Pragmatic reasons aside, however, I still recommend Hamilton’s tremendous display of artistry. Miranda’s multisyllabic rhymes often echo and sample hip-hop greats like The Notorious B.I.G. Daveed Diggs is a firecracker as both Jefferson and Marquis de Lafayette. Renée Elise Goldsberry has incredible poise as Angelica, even though the character is bursting at the seams with unrequited adoration. Phillipa Soo brings devastating anguish to the role of Eliza, whose very historical erasure is re-contextualized in the show. She chooses to take herself out of the narrative, rather than being humiliated by a cheating husband who’s wrapped up in his own reputation. Through her silence alone, she salts the Earth on which he walks.
And of course, no Hamilton conversation is complete without mentioning Leslie Odom Jr., who steals every scene he’s in. As the opportunistic Burr, he veers between sly and wounded, en route to a truly great villain performance. His solo “The Room Where it Happens” is an absolute showstopper. He engulfs the stage with his energy, engaging in a musical tug of war between pragmatic desires for fairer governance, and his own ambition to be the one to run things correctly. His conflict culminates in a political tête-à-tête with Hamilton — and a personal betrayal.
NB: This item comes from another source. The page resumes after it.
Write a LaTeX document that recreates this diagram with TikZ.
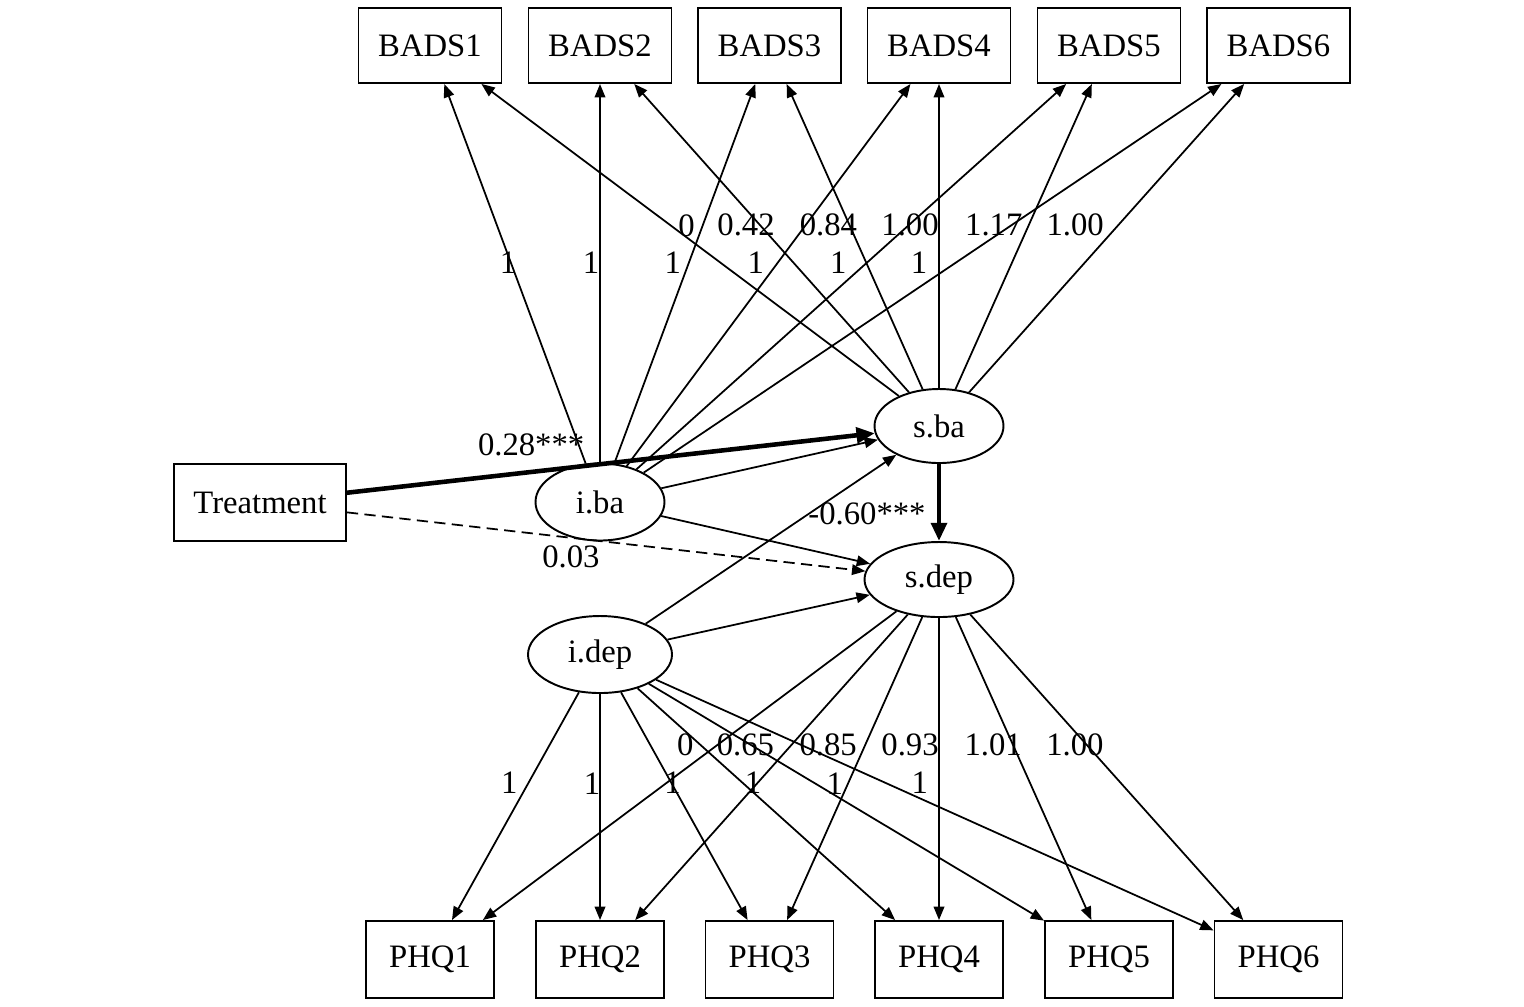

The filmed version of Hamilton doesn’t capture all its greatest facets, but it captures enough of them. It also captures just enough of the wooden backdrop at all times to echo the show’s many central contradictions. Adorned with ropes and staircases, the set evokes both a gallows and a shipping yard. It’s a constant reminder of the bloody history America is now contending with. But it’s also a reminder of the country’s industry and its possibilities, and it evokes how America once praised itself as a safe haven for immigrants and opportunites. The show’s most powerful moment comes not from what it captures on-camera, but from the audience in attendance, in the mid-song applause for the line “Immigrants, we get the job done.” If nothing else, that moment is a hopeful reassurance for how America might someday try to finish its symphony.
Hamilton is streaming on Disney Plus now.